Effective government intervention in currency markets, combined with targeted fiscal policies, can create a more predictable environment for currency traders and investors. Understanding these measures helps stakeholders anticipate potential market moves linked to policy decisions.

These government and regulatory actions remain vital levers in managing Pakistan's dollar-rupee exchange rate dynamics, influencing short-term stability and long-term economic resilience.
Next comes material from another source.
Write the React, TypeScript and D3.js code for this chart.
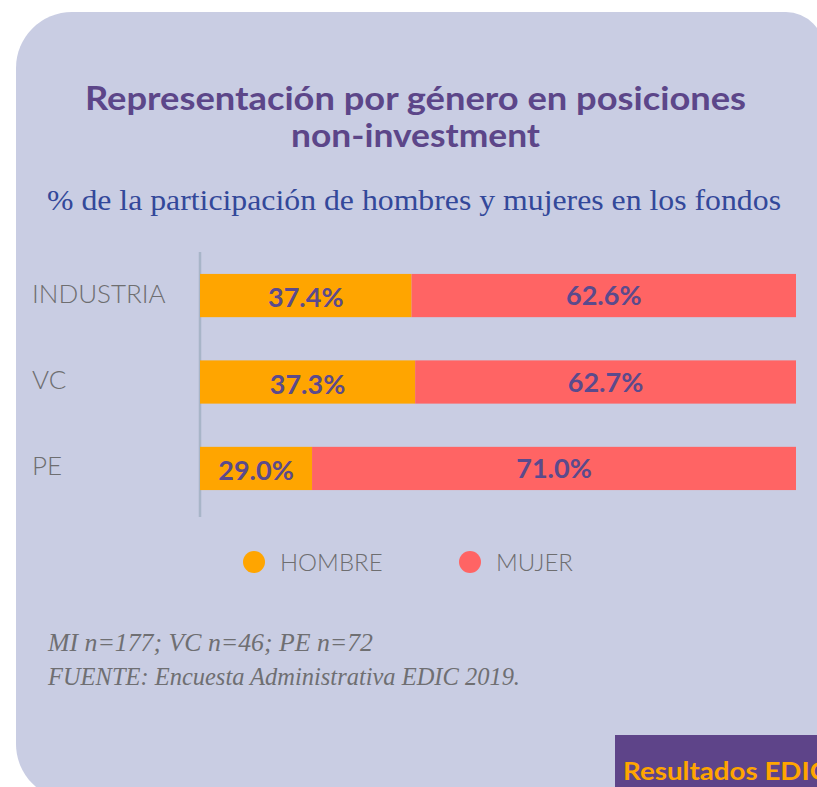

Expected Outlook for the Dollar in Pakistan

Understanding the expected outlook for the US dollar against the Pakistani rupee is essential for traders, investors, and financial analysts keeping an eye on currency markets. Accurate forecasts help in making informed decisions about import-export pricing, investment strategies, and risk management. Given Pakistan's economic volatility and external dependencies, knowledge of short-term movements and long-term trends becomes even more practical.

Short-Term Forecast

Market expectations for the next six months usually hinge on current monetary policies, political stability, and external shocks. For instance, if the State Bank of Pakistan (SBP) tightens interest rates to curb inflation, the rupee might temporarily strengthen against the dollar. Conversely, uncertainty over IMF programme approvals or seasonal demand spikes for imports, such as during Eid preparations, could push the dollar higher. Traders should watch these signals closely, as they affect currency liquidity and exchange rates in the immediate future.

Potential triggers for fluctuations include geopolitical tensions in the region, changes in global oil prices impacting Pakistan’s import bill, and remittance flows from overseas Pakistanis. For example, an unexpected delay in IMF tranche releases can create panic, leading to rupee depreciation within days. Equally, a surge in remittances during Ramadan often supports the rupee. Identifying these triggers allows market participants to adjust exposure proactively rather than react after major swings.
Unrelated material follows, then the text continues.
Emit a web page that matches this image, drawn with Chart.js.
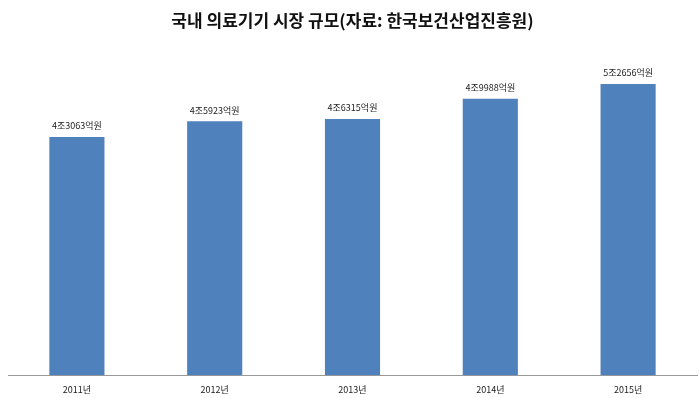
<!DOCTYPE html>
<html>
<head>
<meta charset="utf-8">
<script src="https://cdn.jsdelivr.net/npm/chart.js@4"></script>
<style>
  html, body { margin: 0; padding: 0; background: #fff; }
</style>
</head>
<body>
<canvas id="marketChart" width="700" height="398"></canvas>
<script>
// 국내 의료기기 시장 규모 (억원)
const years = ["2011년", "2012년", "2013년", "2014년", "2015년"];
const marketSize = [43063, 45923, 46315, 49988, 52656];
const valueLabels = ["4조3063억원", "4조5923억원", "4조6315억원", "4조9988억원", "5조2656억원"];

const fontFamily = "'Noto Sans CJK KR', 'Noto Sans', sans-serif";

// draw value text above each bar
const barLabels = {
  id: "barLabels",
  afterDatasetsDraw(chart) {
    const ctx = chart.ctx;
    const meta = chart.getDatasetMeta(0);
    ctx.save();
    ctx.font = "9px " + fontFamily;
    ctx.fillStyle = "#222";
    ctx.textAlign = "center";
    ctx.textBaseline = "middle";
    meta.data.forEach(function (bar, i) {
      ctx.fillText(valueLabels[i], bar.x, bar.y - 11);
    });
    ctx.restore();
  }
};

new Chart(document.getElementById("marketChart").getContext("2d"), {
  type: "bar",
  data: {
    labels: years,
    datasets: [
      {
        data: marketSize,
        backgroundColor: "#4f81bd",
        barPercentage: 0.4,
        categoryPercentage: 1.0
      }
    ]
  },
  options: {
    responsive: false,
    animation: false,
    layout: { padding: { left: 8, right: 3, top: 0, bottom: -6 } },
    plugins: {
      legend: { display: false },
      tooltip: { enabled: false },
      title: {
        display: true,
        text: "국내 의료기기 시장 규모(자료: 한국보건산업진흥원)",
        color: "#111",
        font: { family: fontFamily, size: 17, weight: "bold", lineHeight: 1.2 },
        padding: { top: 10, bottom: 13 }
      }
    },
    scales: {
      x: {
        grid: { display: false, drawTicks: false },
        border: { display: true, color: "#999", width: 1 },
        ticks: {
          color: "#222",
          font: { family: fontFamily, size: 9 },
          padding: 9
        }
      },
      y: {
        display: false,
        min: 0,
        max: 60000
      }
    }
  },
  plugins: [barLabels]
});
</script>
</body>
</html>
Medium to Long-Term Predictions

Economic reforms impact is significant over the medium to long term. If Pakistan successfully implements structural reforms—like enhancing tax collection through FBR, rationalising subsidies, and improving export competitiveness—the rupee could stabilise or even show appreciation versus the dollar. Such reforms would reduce the current account deficit and strengthen foreign reserves, providing a firmer footing for the rupee. Failure to advance these reforms, however, tends to prolong currency weakness.

Foreign investment trends and sustainability are another vital factor shaping the dollar-rupee outlook. Increased inflows from Chinese investments under China-Pakistan Economic Corridor (CPEC) projects, or Pakistani diaspora venture capital, can support the rupee by increasing demand for local currency. Sustainable investments in sectors like technology and manufacturing provide longer-lasting benefits compared to short-term portfolio inflows prone to sudden withdrawal. Observing these trends helps investors gauge the rupee’s resilience against external shocks.

Keeping an eye on both immediate market movements and long-term economic paths lets stakeholders navigate currency challenges with greater confidence and reduced risk.